Some have ostensibly failed certain “financial ratio” standards (also undefined). Others are disqualified due to simple (but obvious) typos or “tying” errors from one statement to another. Many have requested the CBIC undertake a review. This issue is beyond the scope of this article, but if you are in this situation, I may be able to assist/consult.

And then we have the start-up, limited credit availability, strip mall renter (yes, we have many, many pictures) that are awarded a contract without CBIC challenge. Some have won the majority of bids in the entire state. Or region. You get the picture. I recognize and accept your frustration with this “vetting” process.

Then there is the CMS statement with regard to beneficiary access to the contract offerees: “12,181 contract offers will be made to 637 Round 2 Recompete bidders. Of these offers, 93 percent are to bidders who currently furnish items in the awarded area or within the product category. I can only imagine the collective gasps emanating out of those HME providers who have actually reviewed the contract awardees. Okay, I’ll be fair. The CMS statement is, per se, accurate. But, note the agency’s use of the word “or”! 

A Look at the Numbers

So, let me emulate CNN’s stat guy, John King a la “let’s look at the numbers”

Observation 1: Suppliers have to be accredited in the product category to be offered a contract. That “checkmark” under the 80-plus product categories within the CMS supplier directory data file satisfies the requirement and is the (mathematical) driving factor in the 93-percent statement. 
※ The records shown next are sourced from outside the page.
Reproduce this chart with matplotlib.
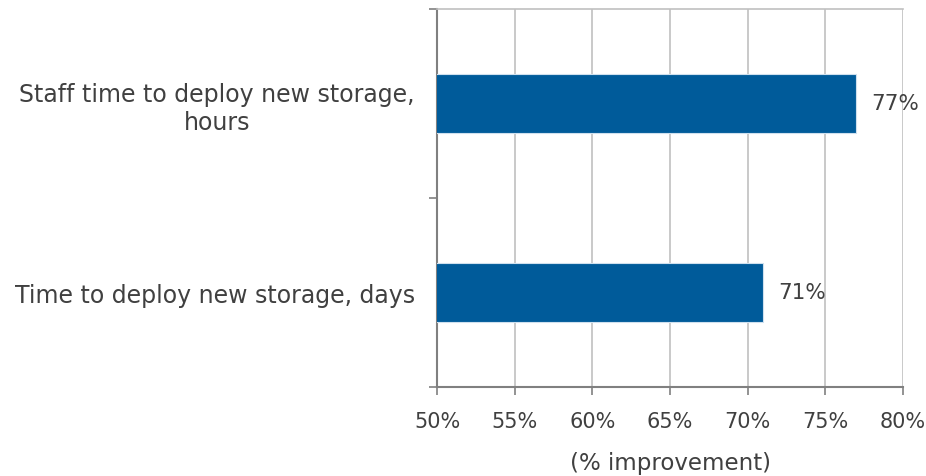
import numpy as np
import matplotlib.pyplot as plt
from matplotlib.ticker import FixedLocator, PercentFormatter

categories = ["Time to deploy new storage, days", "Staff time to deploy new storage,\nhours"]
values = [71, 77]
xticks = [50, 55, 60, 65, 70, 75, 80]

bar_color = "#005b9a"
text_color = "#404040"

plt.rcParams["font.family"] = ["DejaVu Sans"]

fig = plt.figure(figsize=(9.26, 4.77), dpi=100)
ax = fig.add_axes([437 / 926, 1 - 388 / 477, (903 - 437) / 926, (388 - 10) / 477])

y = np.arange(len(categories))
ax.barh(y, values, height=0.31, color=bar_color, edgecolor="#cfe0ee", linewidth=0.8, zorder=3)

for yi, v in zip(y, values):
    ax.text(v + 0.95, yi, f"{v}%", va="center", ha="left", fontsize=15.5, color=text_color, zorder=4)

ax.set_xlim(50, 80)
ax.set_ylim(-0.5, 1.5)
ax.set_xticks(xticks)
ax.xaxis.set_major_formatter(PercentFormatter(decimals=0))
ax.set_yticks(y)
ax.set_yticklabels(categories, fontsize=17, color=text_color)
for lab in ax.get_yticklabels():
    lab.set_multialignment("center")
ax.yaxis.set_minor_locator(FixedLocator([-0.5, 0.5, 1.5]))
ax.tick_params(axis="y", which="major", length=0, pad=16)
ax.tick_params(axis="y", which="minor", length=6, width=1.2, color="#808080")
ax.tick_params(axis="x", length=6, width=1.2, color="#808080", labelsize=15, labelcolor=text_color, pad=11)
ax.set_xlabel("(% improvement)", fontsize=16.5, color=text_color, labelpad=15)

ax.grid(axis="x", color="#c0c0c0", linewidth=1.2, zorder=0)
for side in ["left", "bottom"]:
    ax.spines[side].set_color("#808080")
    ax.spines[side].set_linewidth(1.5)
ax.spines["top"].set_color("#c0c0c0")
ax.spines["top"].set_linewidth(1.2)
ax.spines["right"].set_visible(False)

fig.savefig("out.png", dpi=100)
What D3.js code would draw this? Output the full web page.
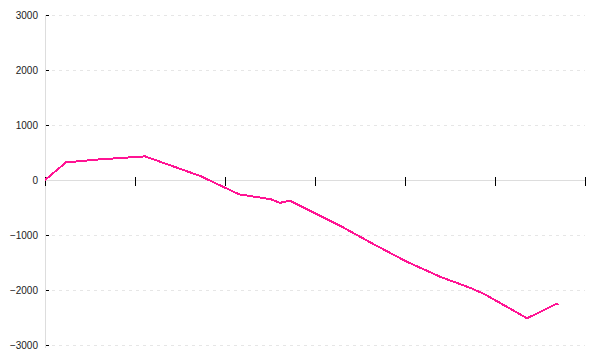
<!DOCTYPE html>
<html>
<head>
<meta charset="utf-8">
<script src="https://cdn.jsdelivr.net/npm/d3@7"></script>
<style>
  body { margin: 0; background: #fff; }
  .tick-label { font-family: "Liberation Sans", Arial, sans-serif; font-size: 10px; fill: #222; }
</style>
</head>
<body>
<svg id="chart" width="600" height="360"></svg>
<script>
// x positions are in tick units (no labels on the x axis)
const xValues = [0, 0.233, 0.611, 1.111, 1.722, 2.156, 2.511, 2.611, 2.722, 3.278, 3.648, 4.019, 4.389, 4.737, 4.889, 5.356, 5.678, 5.706];
const yValues = [0, 320, 375, 430, 75, -260, -350, -415, -375, -831, -1164, -1485, -1758, -1969, -2080, -2515, -2255, -2265];
const xTicks = [0, 1, 2, 3, 4, 5, 6];
const yTicks = [-3000, -2000, -1000, 0, 1000, 2000, 3000];

const width = 600;
const height = 360;
const margin = { top: 15, right: 15, bottom: 15, left: 45 };

const svg = d3.select("#chart");

const x = d3.scaleLinear()
  .domain([0, 6])
  .range([margin.left, width - margin.right]);

const y = d3.scaleLinear()
  .domain([-3000, 3000])
  .range([height - margin.bottom, margin.top]);

// dashed gridlines (skip zero, the x axis sits there)
svg.append("g")
  .selectAll("line")
  .data(yTicks.filter((d) => d !== 0))
  .enter()
  .append("line")
  .attr("x1", margin.left + 7)
  .attr("x2", width - margin.right)
  .attr("y1", (d) => y(d))
  .attr("y2", (d) => y(d))
  .attr("stroke", "#e6e6e6")
  .attr("stroke-dasharray", "3,4")
  .attr("shape-rendering", "crispEdges");

// y axis: black ticks crossing the axis, gray domain line on top
const yAxis = svg.append("g")
  .attr("transform", "translate(" + margin.left + ",0)")
  .call(
    d3.axisLeft(y)
      .tickValues(yTicks)
      .tickSizeInner(6)
      .tickSizeOuter(0)
      .tickPadding(1)
      .tickFormat(d3.format("d"))
  );
yAxis.select(".domain").remove();
yAxis.selectAll(".tick line")
  .attr("x2", 4)
  .attr("stroke", "#000")
  .attr("shape-rendering", "crispEdges");
yAxis.selectAll(".tick text")
  .attr("class", "tick-label")
  .attr("font-family", null)
  .attr("font-size", null);

svg.append("line")
  .attr("x1", margin.left)
  .attr("x2", margin.left)
  .attr("y1", margin.top)
  .attr("y2", height - margin.bottom + 3)
  .attr("stroke", "#ddd")
  .attr("shape-rendering", "crispEdges");

// x axis at y = 0, no labels
svg.append("line")
  .attr("x1", margin.left)
  .attr("x2", width - margin.right)
  .attr("y1", y(0))
  .attr("y2", y(0))
  .attr("stroke", "#ddd")
  .attr("shape-rendering", "crispEdges");

const xAxis = svg.append("g")
  .attr("transform", "translate(0," + y(0) + ")")
  .call(
    d3.axisBottom(x)
      .tickValues(xTicks)
      .tickSizeInner(6)
      .tickSizeOuter(0)
      .tickFormat("")
  );
xAxis.select(".domain").remove();
xAxis.selectAll(".tick line")
  .attr("y1", -3)
  .attr("stroke", "#000")
  .attr("shape-rendering", "crispEdges");

// the line
const points = xValues.map((d, i) => [d, yValues[i]]);

const line = d3.line()
  .x((d) => x(d[0]))
  .y((d) => y(d[1]));

svg.append("path")
  .datum(points)
  .attr("fill", "none")
  .attr("stroke", "#ff1493")
  .attr("stroke-width", 2)
  .attr("shape-rendering", "crispEdges")
  .attr("d", line);
</script>
</body>
</html>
Observation 2: We have received via email more than a dozen (and unsolicited) contract offers analyzed by various VGM members. Some metro CBAs are virtually (shockingly?) void of local suppliers in the majority of product categories. Our former intern (now full-timer – we are happy and thankful to say) Collin Brecher is reviewing all of the 117 competitive bidding areas by contract awardee location, and then mapping them. Let me offer a preview:

Omaha- Standard Mobility
# of Contracts – 16
# of Out of State Providers – 8

Average Distance – 335.20 miles

This is a 50 percent “in-state” versus “out-of-state” example. It is the statistical mode of all offers. In other words, “50-50” is approximately the most common array among all the 117 bid areas. 

Let’s look at another:

Boise- Respiratory
Numbers of Contracts: 17
Out of State: 8

Average Distance – 241.92 miles

Similar approximate out-of-area percentages (at about 50), but come on. Let’s be realistic. This category is, arguably, not in the same patient care level as standard mobility. It’s oxygen therapy, CPAP and higher-end respiratory devices. These are not canes or walkers; these are not drop-ship appropriate.  Some of these patients require therapy 24/7; many are afflicted with a terminal illness.